De vaststelling van het wederrechtelijk verkregen voordeel en de betalingsverplichting
Het hof acht het aannemelijk dat aan de betrokkene op grond van het hierboven vermelde feit zoals dit in zijn strafzaak bewezen is verklaard, voordeel heeft verkregen.
Het hof neemt uit het vonnis van de rechtbank van 11 juli 2018 de paragraaf 3.2. (pag. 2), inclusief het daarin vermelde bewijsmiddel over en maakt dit oordeel tot het zijne.

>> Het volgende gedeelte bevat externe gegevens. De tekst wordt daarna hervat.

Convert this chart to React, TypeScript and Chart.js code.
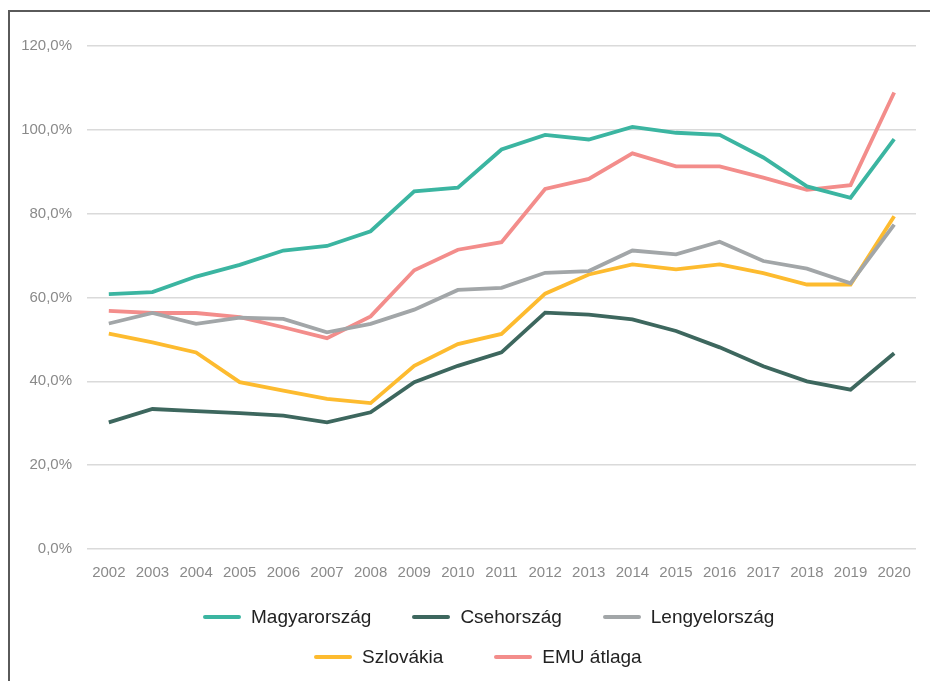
import React, { useEffect, useRef } from "react";
import { Chart, registerables } from "chart.js";

Chart.register(...registerables);

const years = ["2002","2003","2004","2005","2006","2007","2008","2009","2010","2011","2012","2013","2014","2015","2016","2017","2018","2019","2020"];

const magyarorszag = [60.8, 61.3, 65.0, 67.8, 71.2, 72.3, 75.8, 85.3, 86.2, 95.3, 98.8, 97.7, 100.7, 99.3, 98.8, 93.4, 86.5, 83.8, 97.8];
const csehorszag = [30.2, 33.4, 32.9, 32.4, 31.8, 30.2, 32.6, 39.8, 43.7, 46.9, 56.4, 55.9, 54.8, 52.0, 48.1, 43.6, 40.0, 38.0, 46.7];
const lengyelorszag = [53.8, 56.3, 53.7, 55.2, 54.9, 51.7, 53.7, 57.1, 61.8, 62.3, 65.9, 66.3, 71.2, 70.3, 73.3, 68.7, 66.9, 63.4, 77.4];
const szlovakia = [51.4, 49.3, 46.9, 39.8, 37.8, 35.8, 34.8, 43.7, 48.9, 51.3, 60.9, 65.5, 67.9, 66.7, 67.9, 65.8, 63.1, 63.1, 79.4];
const emuAtlaga = [56.8, 56.3, 56.3, 55.3, 52.9, 50.3, 55.5, 66.5, 71.4, 73.2, 85.9, 88.3, 94.4, 91.3, 91.3, 88.6, 85.7, 86.8, 108.9];

const seriesNames = ["Magyarország", "Csehország", "Lengyelország", "Szlovákia", "EMU átlaga"];
const seriesColors = ["#3bb5a1", "#3d675e", "#a2a6a8", "#fdbb2f", "#f38d8b"];
const seriesValues = [magyarorszag, csehorszag, lengyelorszag, szlovakia, emuAtlaga];

const FONT = "'Liberation Sans', Arial, sans-serif";

function LegendItem({ name, color }: { name: string; color: string }) {
  return (
    <div style={{ display: "flex", alignItems: "center" }}>
      <div style={{ width: 38, height: 4, background: color, borderRadius: 2, marginRight: 10 }} />
      <span style={{ fontSize: 19, color: "#222", fontFamily: FONT }}>{name}</span>
    </div>
  );
}

export default function App() {
  const ref = useRef<HTMLCanvasElement | null>(null);

  useEffect(() => {
    if (!ref.current) return;
    const chart = new Chart(ref.current, {
      type: "line",
      data: {
        labels: years,
        datasets: seriesNames.map((name, i) => ({
          label: name,
          data: seriesValues[i],
          borderColor: seriesColors[i],
          backgroundColor: seriesColors[i],
          borderWidth: 3.8,
          pointRadius: 0,
          tension: 0,
          fill: false,
        })),
      },
      options: {
        responsive: false,
        animation: false,
        layout: { padding: { top: 34, right: 14, bottom: 6, left: 0 } },
        plugins: {
          legend: { display: false },
          tooltip: { enabled: false },
        },
        scales: {
          x: {
            offset: true,
            grid: { display: false, drawTicks: false },
            border: { display: false },
            ticks: {
              color: "#8a8a8a",
              font: { family: FONT, size: 15 },
              padding: 15,
              maxRotation: 0,
              autoSkip: false,
            },
          },
          y: {
            min: 0,
            max: 120,
            afterFit: (scale: any) => {
              scale.width = 77;
            },
            grid: { color: "#dadada", lineWidth: 1.5, drawTicks: false },
            border: { display: false },
            ticks: {
              stepSize: 20,
              color: "#8a8a8a",
              font: { family: FONT, size: 15 },
              padding: 15,
              callback: (v: any) => Number(v).toFixed(1).replace(".", ",") + "%",
            },
          },
        },
      },
    });
    return () => chart.destroy();
  }, []);

  return (
    <div
      style={{
        position: "fixed",
        left: 8,
        top: 10,
        borderTop: "2px solid #5a5a5a",
        borderLeft: "2px solid #5a5a5a",
        width: 920,
        height: 669,
        overflow: "hidden",
        background: "#fff",
      }}
    >
      <canvas ref={ref} width={920} height={591} style={{ display: "block" }} />
      <div style={{ position: "absolute", left: 0, top: 585, width: 920 }}>
        <div style={{ height: 40, display: "flex", alignItems: "center", paddingLeft: 193, gap: 41 }}>
          {[0, 1, 2].map((i) => (
            <LegendItem key={i} name={seriesNames[i]} color={seriesColors[i]} />
          ))}
        </div>
        <div style={{ height: 40, display: "flex", alignItems: "center", paddingLeft: 304, gap: 51 }}>
          {[3, 4].map((i) => (
            <LegendItem key={i} name={seriesNames[i]} color={seriesColors[i]} />
          ))}
        </div>
      </div>
    </div>
  );
}
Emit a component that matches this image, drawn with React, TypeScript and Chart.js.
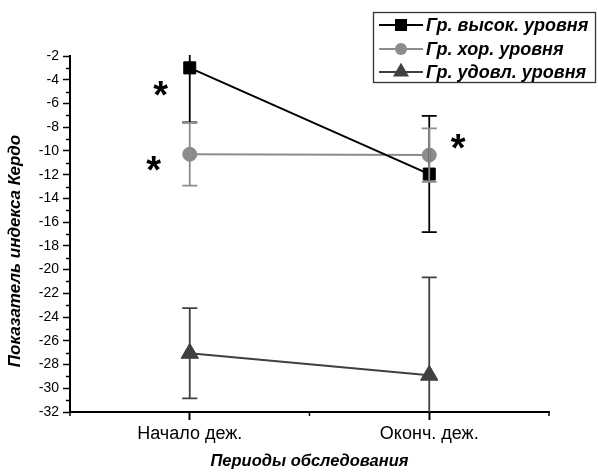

Het hof overweegt hierbij nog dat de door de raadsman ter terechtzitting in hoger beroep aangevoerde kosten geen kosten betreffen die gemaakt zijn ten behoeve van de voltooiing van het strafbare feit. Deze kosten komen dan ook niet in aanmerking om op het wederrechtelijk verkregen voordeel in mindering te worden gebracht.
Toepasselijk wettelijk voorschrift
Het hof heeft gelet op artikel 36e van het Wetboek van Strafrecht, zoals dat rechtens geldt dan wel gold.

BESLISSING

Het hof:
Stelt het bedrag waarop het door de betrokkene wederrechtelijk verkregen voordeel wordt geschat vast op een bedrag van €
30.004,77 (dertigduizend vier euro en zevenenzeventig cent).
Legt de betrokkene de verplichting op tot
betaling aan de Staatter ontneming van het wederrechtelijk verkregen voordeel van een bedrag van
€ 30.004,77 (dertigduizend vier euro en zevenenzeventig cent).
Bepaalt de duur van de gijzeling die ten hoogste kan worden gevorderd op 185 dagen.
Dit arrest is gewezen door mr. W.J. van Boven,
mr. J.M. Reinking en mr. Th.P.L. Bot, in bijzijn van de griffier mr. L.A. Haas.
Het is uitgesproken op de openbare terechtzitting van het hof van 13 oktober 2020.
mr. J.M. Reinking is buiten staat om dit arrest mede te ondertekenen.